Può esistere un periodo di
creatività straordinaria mentre la nazione corre verso la catastrofe
di una guerra mondiale? Assolutamente sì. Nel Ventennio le arti
decorative sono state infatti l'unico ambito in cui è sopravvissuto un autentico
e reale libero arbitrio e lo dimostra l'innovativa, eccentrica, spiazzante
produzione tra le due guerre ben documentata dalla mostra "Dal liberty al
design italiano" in corso fino al 17 gennaio al Palazzo delle Esposizioni
di Roma. "Le arti decorative", spiega Guy Cogeval, il presidente del
museo d'Orsay, nel catalogo edito da Skira, "dai mobili eccentrici di
Carlo Bugatti, alle invenzioni dei Futuristi, fino alle inaspettate sedie rosse
di Marcello Piacentini, ci parlano di una creatività gioiosa, di una capacità
inventiva senza limiti, ma soprattutto definiscono un carattere italiano che
ancora oggi contraddistingue il design, la moda, l'arte".
E in effetti quei tinelli,
quei vasi soffiati a Venezia, quei servizi da caffè, quelle poltroncine, quei
piatti in vetrina sembrano così moderni da poter essere proposti in uno dei
contemporanei saloni del mobile. Le sedute, ad esempio, firmate da due tra le
più importanti figure del primo razionalismo italiano: Gino Levi Montalcini,
fratello della scienziata ebrea Rita Levi Montalcini, e da Giuseppe Pagano, che
morì nel 1945 nemmeno cinquant’anni nel campo di concentramento di Melk dopo
essere stato deportato da Mauthausen.

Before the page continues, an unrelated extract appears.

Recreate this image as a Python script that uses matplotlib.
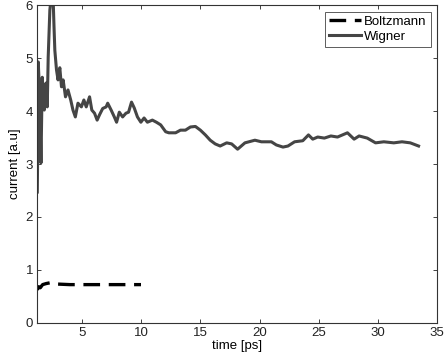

O la lampada Bilia di Gio Ponti,
l'architetto di Milano che divenne promotore
dell’industrial design italiano con la produzione in serie dell’arredo
d’interni proponendola come soluzione “sofisticata”, economica, “democratica” e
moderna.
La rassegna, un centinaio di
opere, ha come sottotitolo "La Dolce vita?" e segue un percorso
cronologico. Si parte dell'Art Nouveau, noto in Italia come 'stile Liberty' - ben
riconoscibile dalle linee curve ispirate alla natura - che si impose nel clima
di ottimismo del governo Giolitti con la prima Esposizione Internazionale delle
arti Decorative di Torino del 1902. Ci sono i mobili rivestiti di pergamena
dalle forme fantastiche e zoomorfe di Carlo Bugatti, e quelli con intarsi di
madreperla di Eugenio Quarti, o ancora le opere in ferro battuto ispirate alla
natura di Alessandro Mazzucotelli. La loro arte si ricollega all'opera dei
pittori divisionisti come Previati, Segatini, Pellizza da Volpedo.
Al gusto Liberty divenuto lo
stile dominante della nuova classe borghese, si oppone il movimento Futurista.
Nato nel 1909 col manifesto di Tommaso Marinetti, si estende alle arti
decorative solo dopo la Prima guerra mondiale: in mostra ci sono opere di Gino
Severini, Umberto Boccioni, Giacomo Balla, Luigi Russolo, Fortunato Depero.
La sezione intitolata
'Metafisica' documenta invece gli anni del “ritorno all'ordine” che seguono in
tutta Europa la stagione delle avanguardie assumendo in Italia diverse
declinazioni nell'ambito delle arti plastiche e decorative, da De Chirico e
Savino a Felice Casorati. Nel 1922 nasce il movimento 'Novecento italiano' che
propone un ritorno al 'classicismo moderno', fondato su purezza di forme e
armonia della composizione, destinato a divenire l'espressione ufficiale del
regime. La mostra si chiude con il movimento razionalista,
caratterizzato da mobili dalle forme pure, prive di decorazioni, con materiali
innovativi come il tubolare metallico, giungendo all'integrazione delle arti
con il mondo dell'industria ben testimoniato dalla radio di Francesco Albini e
dalla macchina da scrivere Olivetti di Aldo Magnelli.